The commodity balance on the home market takes the following form:

Xhm = A⋅X + C + G + I. (14)

where I denotes investment.

By routine transformations it can be shown that equations (1)-(12) and (14) imply phm⋅(C + G + I) = w⋅L + q⋅K + v·De.

This means that final expenditure will be always equal to total income (Walras law) and investment to savings. Therefore, in most related papers, including Sen’s seminal paper itself, the reader finds equation phm⋅I = Sp + Sg + v·De instead of (14).

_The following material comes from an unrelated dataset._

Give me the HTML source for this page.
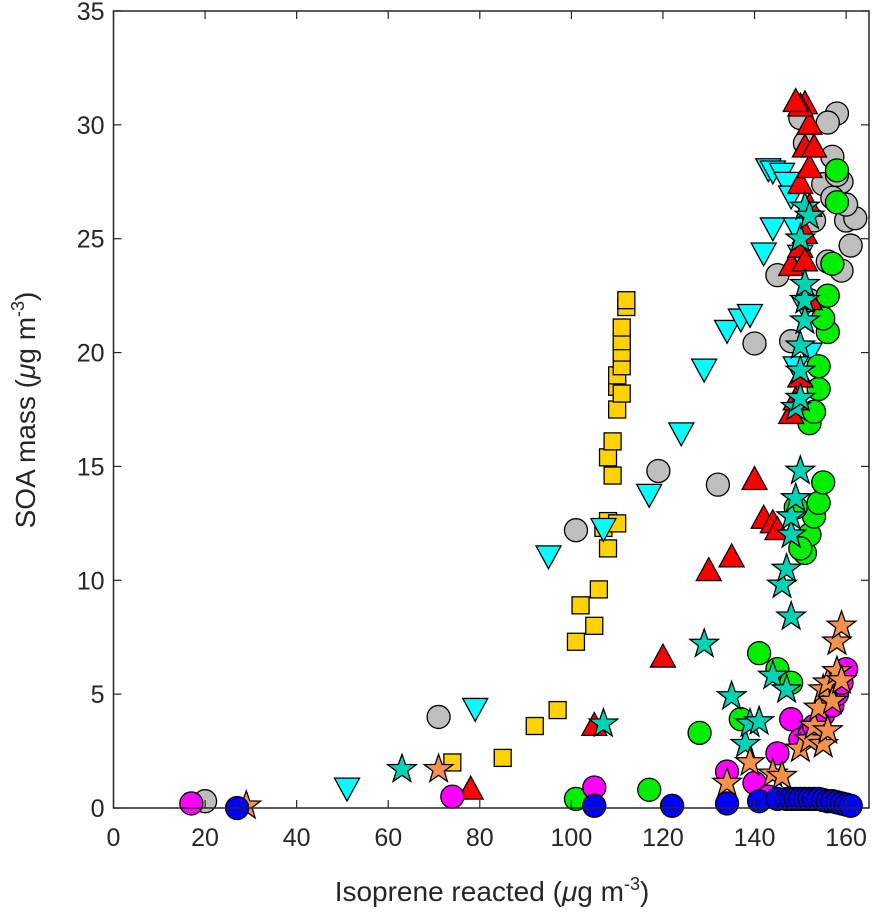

The real rate of exchange is defined as the ratio of the foreign to the domestic value of the produced commodity, i.e., as the domestic cost of earning one unit of foreign exchange:

vr = v·pwe(Z)/ph. (15)

The above 15 equations define the skeleton of the general equilibrium model that will be used later and we will refer to it as the basic model. The model will be well-determined if the number of variables and equations are equal. The potential (endogenous) variables exceed the number of equations, since at least the following 25 could be chosen as variable, depending on our assumptions: I, L, K, X, Xh, Xhm, Z, M, C, G, pa, ph, phm, pwm, w, wr = w/phm, αw, q, v, vr, Sp, Sg, σw, σk, τ. We will therefore refer to them as variables, to distinguish them from the parameters, which will be always constant. The actual choice of model specification will decide which of them will be endogenous and/or exogenous variable.

6 Distinguishing consumer’s price from general user’s price, income tax could be replaced by consumption tax.